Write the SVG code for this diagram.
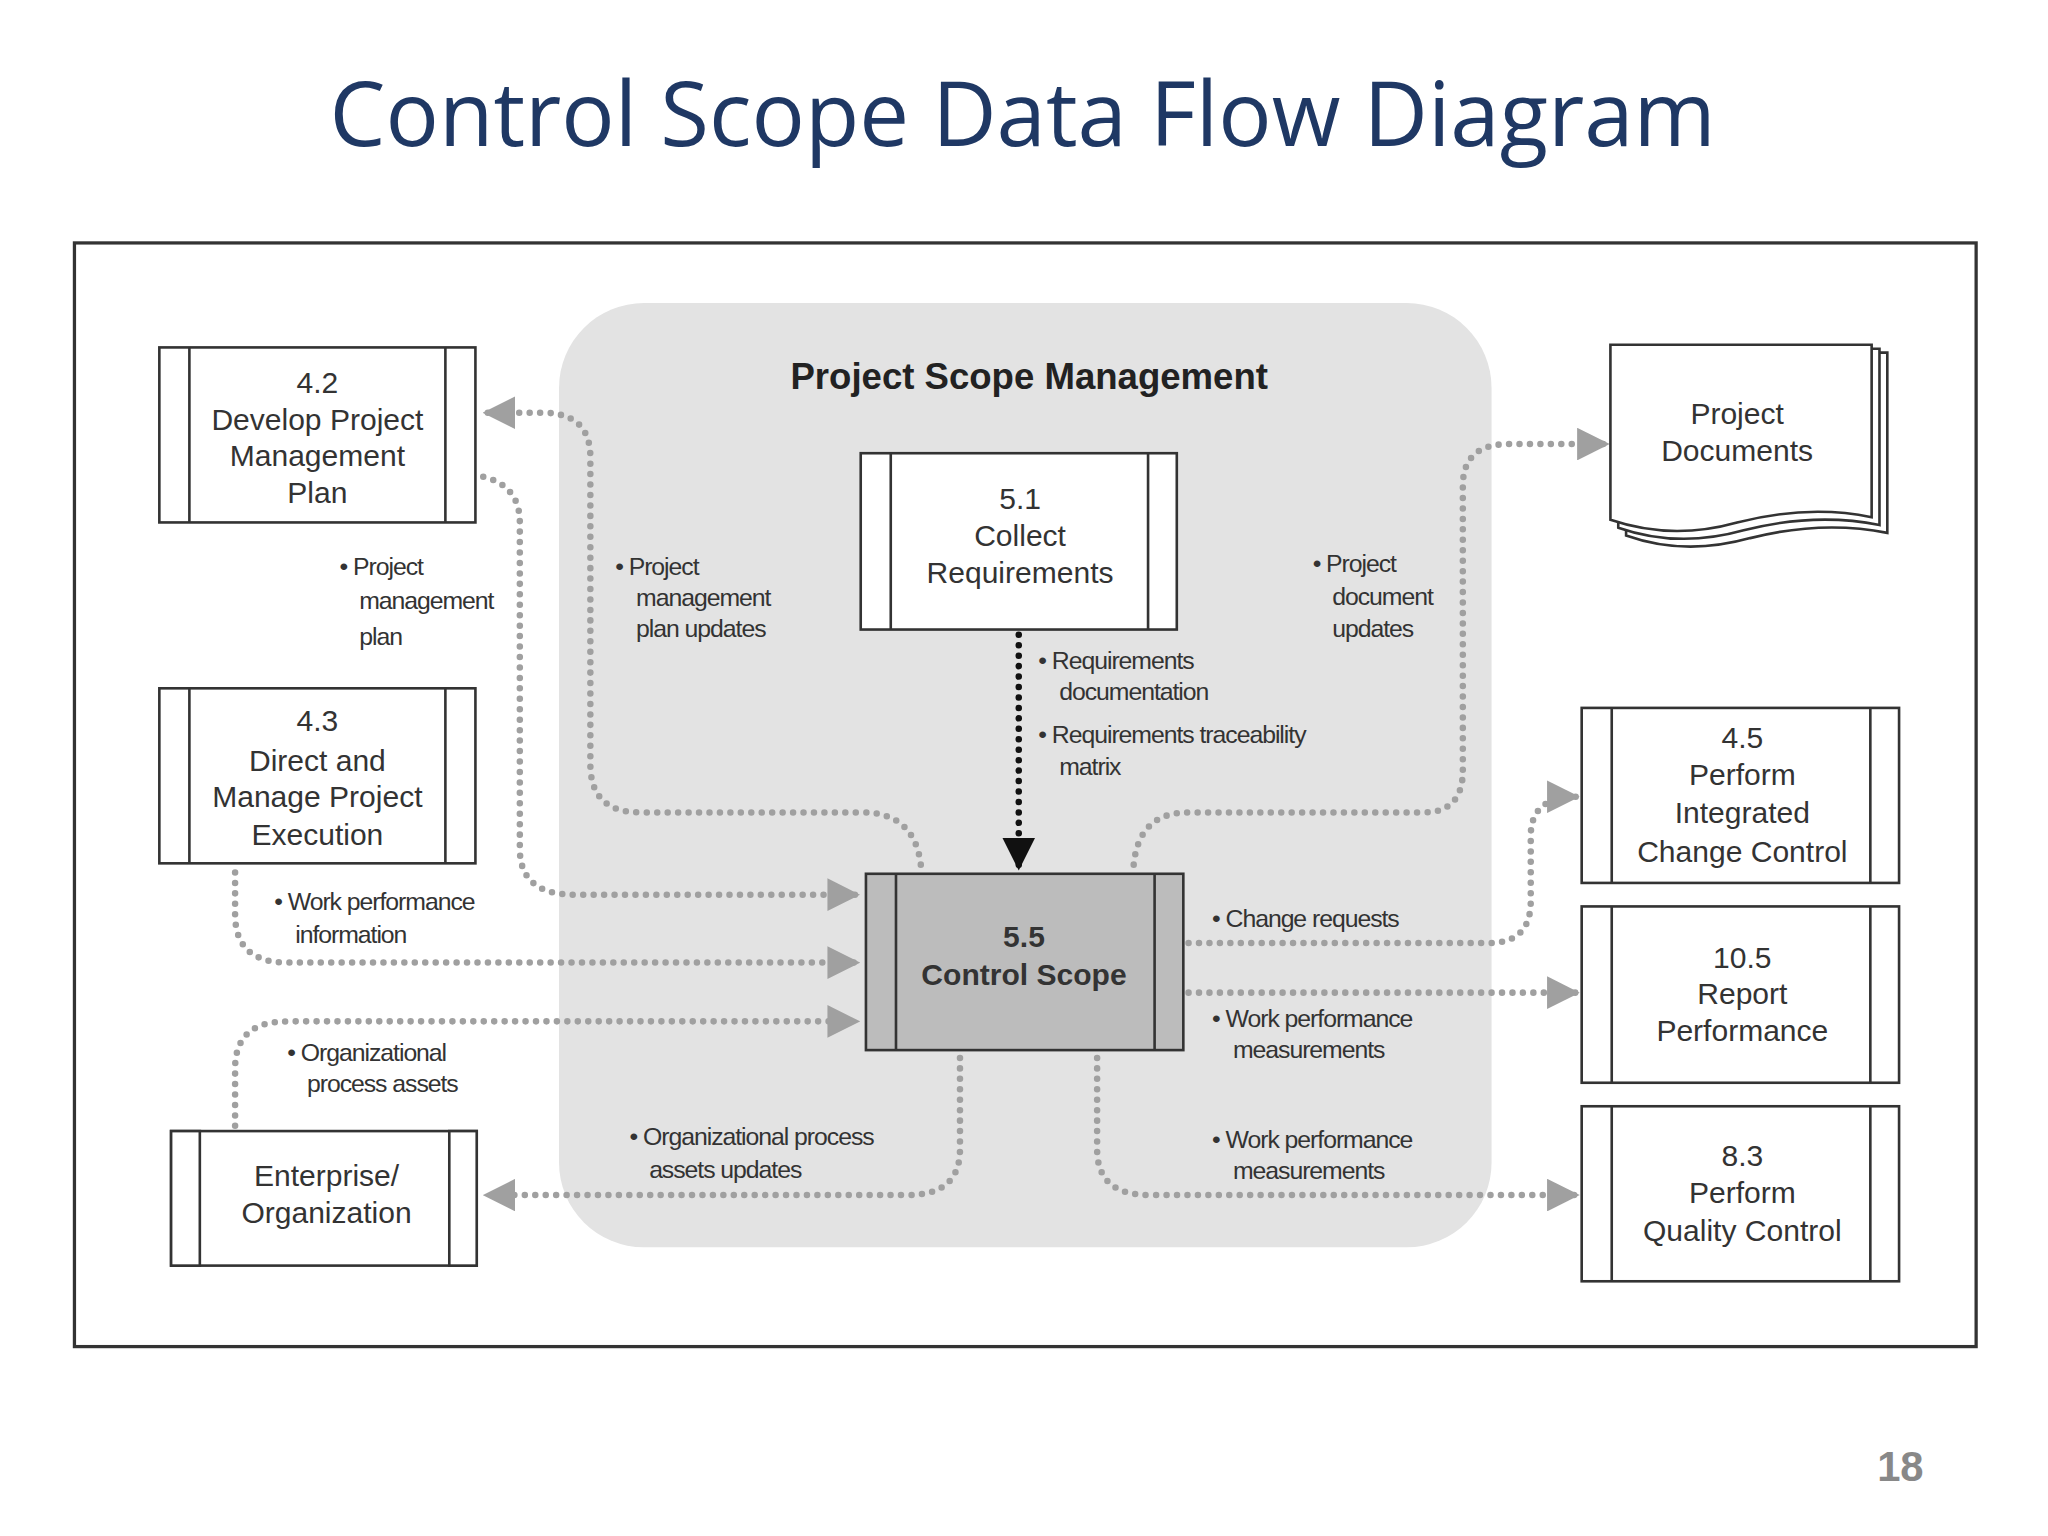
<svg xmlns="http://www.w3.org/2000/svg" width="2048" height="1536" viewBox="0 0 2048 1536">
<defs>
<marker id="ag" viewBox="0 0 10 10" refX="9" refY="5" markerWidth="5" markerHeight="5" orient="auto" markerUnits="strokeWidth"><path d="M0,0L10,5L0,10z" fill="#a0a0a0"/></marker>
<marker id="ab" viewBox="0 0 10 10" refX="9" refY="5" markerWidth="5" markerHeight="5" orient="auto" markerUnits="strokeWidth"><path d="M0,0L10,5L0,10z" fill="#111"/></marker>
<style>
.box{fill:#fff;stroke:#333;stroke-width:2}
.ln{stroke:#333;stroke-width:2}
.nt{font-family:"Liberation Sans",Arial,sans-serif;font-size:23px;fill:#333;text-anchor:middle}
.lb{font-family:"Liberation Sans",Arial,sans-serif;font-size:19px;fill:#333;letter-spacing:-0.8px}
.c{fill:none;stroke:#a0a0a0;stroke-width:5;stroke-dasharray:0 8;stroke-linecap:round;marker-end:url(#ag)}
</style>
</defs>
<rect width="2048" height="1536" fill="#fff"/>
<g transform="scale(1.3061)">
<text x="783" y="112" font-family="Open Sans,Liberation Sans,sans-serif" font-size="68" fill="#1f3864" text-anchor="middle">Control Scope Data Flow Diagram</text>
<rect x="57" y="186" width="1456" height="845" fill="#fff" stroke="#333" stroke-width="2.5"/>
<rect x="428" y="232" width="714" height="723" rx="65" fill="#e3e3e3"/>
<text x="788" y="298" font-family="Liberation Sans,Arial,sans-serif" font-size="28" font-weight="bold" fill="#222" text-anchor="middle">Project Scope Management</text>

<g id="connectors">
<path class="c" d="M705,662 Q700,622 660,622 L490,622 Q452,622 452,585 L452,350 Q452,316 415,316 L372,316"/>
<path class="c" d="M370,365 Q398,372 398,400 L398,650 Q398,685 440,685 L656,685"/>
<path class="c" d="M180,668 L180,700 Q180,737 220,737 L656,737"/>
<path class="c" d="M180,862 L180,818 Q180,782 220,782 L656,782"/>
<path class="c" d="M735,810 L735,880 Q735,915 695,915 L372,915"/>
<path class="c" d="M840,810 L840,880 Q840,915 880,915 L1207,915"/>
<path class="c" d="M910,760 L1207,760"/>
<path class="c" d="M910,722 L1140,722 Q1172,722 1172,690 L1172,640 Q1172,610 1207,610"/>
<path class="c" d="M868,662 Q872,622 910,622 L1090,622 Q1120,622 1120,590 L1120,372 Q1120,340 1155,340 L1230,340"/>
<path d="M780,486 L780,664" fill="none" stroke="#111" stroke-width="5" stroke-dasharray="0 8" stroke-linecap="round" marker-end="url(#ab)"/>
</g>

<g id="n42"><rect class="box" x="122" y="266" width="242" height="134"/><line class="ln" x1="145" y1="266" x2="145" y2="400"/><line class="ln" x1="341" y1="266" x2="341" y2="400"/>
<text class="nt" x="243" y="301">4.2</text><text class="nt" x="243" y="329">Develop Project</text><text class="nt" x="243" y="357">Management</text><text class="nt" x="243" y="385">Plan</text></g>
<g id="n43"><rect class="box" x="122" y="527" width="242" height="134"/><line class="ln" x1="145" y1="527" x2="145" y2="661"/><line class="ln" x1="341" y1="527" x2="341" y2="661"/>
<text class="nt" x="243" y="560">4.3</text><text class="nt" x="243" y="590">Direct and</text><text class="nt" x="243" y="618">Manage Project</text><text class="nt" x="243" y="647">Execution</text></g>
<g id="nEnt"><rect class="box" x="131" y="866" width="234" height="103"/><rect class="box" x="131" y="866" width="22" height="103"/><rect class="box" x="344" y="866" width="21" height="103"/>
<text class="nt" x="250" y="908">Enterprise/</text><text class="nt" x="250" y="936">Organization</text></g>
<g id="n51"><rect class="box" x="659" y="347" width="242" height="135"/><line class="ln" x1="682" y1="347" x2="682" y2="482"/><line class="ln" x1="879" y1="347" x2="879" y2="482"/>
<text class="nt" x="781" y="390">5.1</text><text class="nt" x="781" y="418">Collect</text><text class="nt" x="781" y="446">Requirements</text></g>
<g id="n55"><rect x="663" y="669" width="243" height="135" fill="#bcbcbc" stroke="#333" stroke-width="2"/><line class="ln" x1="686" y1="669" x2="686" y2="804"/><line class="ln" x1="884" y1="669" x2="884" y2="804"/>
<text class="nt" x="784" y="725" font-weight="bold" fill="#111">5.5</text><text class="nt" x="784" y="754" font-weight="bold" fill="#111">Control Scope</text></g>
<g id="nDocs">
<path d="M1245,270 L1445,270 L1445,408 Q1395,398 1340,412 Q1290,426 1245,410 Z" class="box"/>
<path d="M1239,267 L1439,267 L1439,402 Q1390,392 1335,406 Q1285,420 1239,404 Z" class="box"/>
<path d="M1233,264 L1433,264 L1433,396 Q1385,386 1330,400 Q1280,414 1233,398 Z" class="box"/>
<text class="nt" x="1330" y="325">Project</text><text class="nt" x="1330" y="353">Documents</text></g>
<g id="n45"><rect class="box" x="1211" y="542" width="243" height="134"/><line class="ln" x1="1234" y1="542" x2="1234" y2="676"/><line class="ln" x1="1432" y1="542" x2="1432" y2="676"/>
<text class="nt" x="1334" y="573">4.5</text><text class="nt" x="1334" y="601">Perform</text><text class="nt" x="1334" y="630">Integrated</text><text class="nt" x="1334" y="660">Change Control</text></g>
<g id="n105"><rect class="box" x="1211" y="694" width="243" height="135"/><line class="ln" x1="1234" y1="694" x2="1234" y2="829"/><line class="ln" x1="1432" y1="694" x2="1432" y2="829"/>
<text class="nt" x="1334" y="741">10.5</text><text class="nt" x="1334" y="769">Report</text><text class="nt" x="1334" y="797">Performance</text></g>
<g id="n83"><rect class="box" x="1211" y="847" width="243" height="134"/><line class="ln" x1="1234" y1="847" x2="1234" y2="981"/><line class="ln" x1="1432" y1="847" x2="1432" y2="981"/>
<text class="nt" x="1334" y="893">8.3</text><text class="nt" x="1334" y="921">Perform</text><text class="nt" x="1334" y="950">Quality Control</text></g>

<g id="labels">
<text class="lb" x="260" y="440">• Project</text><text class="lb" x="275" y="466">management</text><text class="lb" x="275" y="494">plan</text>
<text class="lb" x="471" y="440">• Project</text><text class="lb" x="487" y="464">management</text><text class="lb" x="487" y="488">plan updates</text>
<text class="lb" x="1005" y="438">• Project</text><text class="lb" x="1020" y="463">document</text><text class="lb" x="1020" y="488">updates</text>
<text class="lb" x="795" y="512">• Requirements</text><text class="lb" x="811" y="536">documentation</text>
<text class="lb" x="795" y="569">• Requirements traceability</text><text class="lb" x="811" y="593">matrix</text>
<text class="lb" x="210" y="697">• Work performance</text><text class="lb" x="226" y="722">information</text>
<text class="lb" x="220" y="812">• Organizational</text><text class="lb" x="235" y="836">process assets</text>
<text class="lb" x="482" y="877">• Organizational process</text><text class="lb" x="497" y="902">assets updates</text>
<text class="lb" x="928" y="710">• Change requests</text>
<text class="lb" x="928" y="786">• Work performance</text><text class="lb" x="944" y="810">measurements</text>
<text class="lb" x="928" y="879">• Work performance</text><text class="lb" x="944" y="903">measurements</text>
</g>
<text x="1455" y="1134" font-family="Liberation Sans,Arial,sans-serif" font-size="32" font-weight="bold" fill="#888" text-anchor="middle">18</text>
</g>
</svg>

● GOAL OF THE EXERCISE
In your copy, leave out the pictures and reproduce the material above exactly.

● RESULT
Write the SVG code for this diagram.
<svg xmlns="http://www.w3.org/2000/svg" width="2048" height="1536" viewBox="0 0 2048 1536">
<defs>
<marker id="ag" viewBox="0 0 10 10" refX="9" refY="5" markerWidth="5" markerHeight="5" orient="auto" markerUnits="strokeWidth"><path d="M0,0L10,5L0,10z" fill="#a0a0a0"/></marker>
<marker id="ab" viewBox="0 0 10 10" refX="9" refY="5" markerWidth="5" markerHeight="5" orient="auto" markerUnits="strokeWidth"><path d="M0,0L10,5L0,10z" fill="#111"/></marker>
<style>
.box{fill:#fff;stroke:#333;stroke-width:2}
.ln{stroke:#333;stroke-width:2}
.nt{font-family:"Liberation Sans",Arial,sans-serif;font-size:23px;fill:#333;text-anchor:middle}
.lb{font-family:"Liberation Sans",Arial,sans-serif;font-size:19px;fill:#333;letter-spacing:-0.8px}
.c{fill:none;stroke:#a0a0a0;stroke-width:5;stroke-dasharray:0 8;stroke-linecap:round;marker-end:url(#ag)}
</style>
</defs>
<rect width="2048" height="1536" fill="#fff"/>
<g transform="scale(1.3061)">
<text x="783" y="112" font-family="Open Sans,Liberation Sans,sans-serif" font-size="68" fill="#1f3864" text-anchor="middle">Control Scope Data Flow Diagram</text>
<rect x="57" y="186" width="1456" height="845" fill="#fff" stroke="#333" stroke-width="2.5"/>
<rect x="428" y="232" width="714" height="723" rx="65" fill="#e3e3e3"/>
<text x="788" y="298" font-family="Liberation Sans,Arial,sans-serif" font-size="28" font-weight="bold" fill="#222" text-anchor="middle">Project Scope Management</text>

<g id="connectors">
<path class="c" d="M705,662 Q700,622 660,622 L490,622 Q452,622 452,585 L452,350 Q452,316 415,316 L372,316"/>
<path class="c" d="M370,365 Q398,372 398,400 L398,650 Q398,685 440,685 L656,685"/>
<path class="c" d="M180,668 L180,700 Q180,737 220,737 L656,737"/>
<path class="c" d="M180,862 L180,818 Q180,782 220,782 L656,782"/>
<path class="c" d="M735,810 L735,880 Q735,915 695,915 L372,915"/>
<path class="c" d="M840,810 L840,880 Q840,915 880,915 L1207,915"/>
<path class="c" d="M910,760 L1207,760"/>
<path class="c" d="M910,722 L1140,722 Q1172,722 1172,690 L1172,640 Q1172,610 1207,610"/>
<path class="c" d="M868,662 Q872,622 910,622 L1090,622 Q1120,622 1120,590 L1120,372 Q1120,340 1155,340 L1230,340"/>
<path d="M780,486 L780,664" fill="none" stroke="#111" stroke-width="5" stroke-dasharray="0 8" stroke-linecap="round" marker-end="url(#ab)"/>
</g>

<g id="n42"><rect class="box" x="122" y="266" width="242" height="134"/><line class="ln" x1="145" y1="266" x2="145" y2="400"/><line class="ln" x1="341" y1="266" x2="341" y2="400"/>
<text class="nt" x="243" y="301">4.2</text><text class="nt" x="243" y="329">Develop Project</text><text class="nt" x="243" y="357">Management</text><text class="nt" x="243" y="385">Plan</text></g>
<g id="n43"><rect class="box" x="122" y="527" width="242" height="134"/><line class="ln" x1="145" y1="527" x2="145" y2="661"/><line class="ln" x1="341" y1="527" x2="341" y2="661"/>
<text class="nt" x="243" y="560">4.3</text><text class="nt" x="243" y="590">Direct and</text><text class="nt" x="243" y="618">Manage Project</text><text class="nt" x="243" y="647">Execution</text></g>
<g id="nEnt"><rect class="box" x="131" y="866" width="234" height="103"/><rect class="box" x="131" y="866" width="22" height="103"/><rect class="box" x="344" y="866" width="21" height="103"/>
<text class="nt" x="250" y="908">Enterprise/</text><text class="nt" x="250" y="936">Organization</text></g>
<g id="n51"><rect class="box" x="659" y="347" width="242" height="135"/><line class="ln" x1="682" y1="347" x2="682" y2="482"/><line class="ln" x1="879" y1="347" x2="879" y2="482"/>
<text class="nt" x="781" y="390">5.1</text><text class="nt" x="781" y="418">Collect</text><text class="nt" x="781" y="446">Requirements</text></g>
<g id="n55"><rect x="663" y="669" width="243" height="135" fill="#bcbcbc" stroke="#333" stroke-width="2"/><line class="ln" x1="686" y1="669" x2="686" y2="804"/><line class="ln" x1="884" y1="669" x2="884" y2="804"/>
<text class="nt" x="784" y="725" font-weight="bold" fill="#111">5.5</text><text class="nt" x="784" y="754" font-weight="bold" fill="#111">Control Scope</text></g>
<g id="nDocs">
<path d="M1245,270 L1445,270 L1445,408 Q1395,398 1340,412 Q1290,426 1245,410 Z" class="box"/>
<path d="M1239,267 L1439,267 L1439,402 Q1390,392 1335,406 Q1285,420 1239,404 Z" class="box"/>
<path d="M1233,264 L1433,264 L1433,396 Q1385,386 1330,400 Q1280,414 1233,398 Z" class="box"/>
<text class="nt" x="1330" y="325">Project</text><text class="nt" x="1330" y="353">Documents</text></g>
<g id="n45"><rect class="box" x="1211" y="542" width="243" height="134"/><line class="ln" x1="1234" y1="542" x2="1234" y2="676"/><line class="ln" x1="1432" y1="542" x2="1432" y2="676"/>
<text class="nt" x="1334" y="573">4.5</text><text class="nt" x="1334" y="601">Perform</text><text class="nt" x="1334" y="630">Integrated</text><text class="nt" x="1334" y="660">Change Control</text></g>
<g id="n105"><rect class="box" x="1211" y="694" width="243" height="135"/><line class="ln" x1="1234" y1="694" x2="1234" y2="829"/><line class="ln" x1="1432" y1="694" x2="1432" y2="829"/>
<text class="nt" x="1334" y="741">10.5</text><text class="nt" x="1334" y="769">Report</text><text class="nt" x="1334" y="797">Performance</text></g>
<g id="n83"><rect class="box" x="1211" y="847" width="243" height="134"/><line class="ln" x1="1234" y1="847" x2="1234" y2="981"/><line class="ln" x1="1432" y1="847" x2="1432" y2="981"/>
<text class="nt" x="1334" y="893">8.3</text><text class="nt" x="1334" y="921">Perform</text><text class="nt" x="1334" y="950">Quality Control</text></g>

<g id="labels">
<text class="lb" x="260" y="440">• Project</text><text class="lb" x="275" y="466">management</text><text class="lb" x="275" y="494">plan</text>
<text class="lb" x="471" y="440">• Project</text><text class="lb" x="487" y="464">management</text><text class="lb" x="487" y="488">plan updates</text>
<text class="lb" x="1005" y="438">• Project</text><text class="lb" x="1020" y="463">document</text><text class="lb" x="1020" y="488">updates</text>
<text class="lb" x="795" y="512">• Requirements</text><text class="lb" x="811" y="536">documentation</text>
<text class="lb" x="795" y="569">• Requirements traceability</text><text class="lb" x="811" y="593">matrix</text>
<text class="lb" x="210" y="697">• Work performance</text><text class="lb" x="226" y="722">information</text>
<text class="lb" x="220" y="812">• Organizational</text><text class="lb" x="235" y="836">process assets</text>
<text class="lb" x="482" y="877">• Organizational process</text><text class="lb" x="497" y="902">assets updates</text>
<text class="lb" x="928" y="710">• Change requests</text>
<text class="lb" x="928" y="786">• Work performance</text><text class="lb" x="944" y="810">measurements</text>
<text class="lb" x="928" y="879">• Work performance</text><text class="lb" x="944" y="903">measurements</text>
</g>
<text x="1455" y="1134" font-family="Liberation Sans,Arial,sans-serif" font-size="32" font-weight="bold" fill="#888" text-anchor="middle">18</text>
</g>
</svg>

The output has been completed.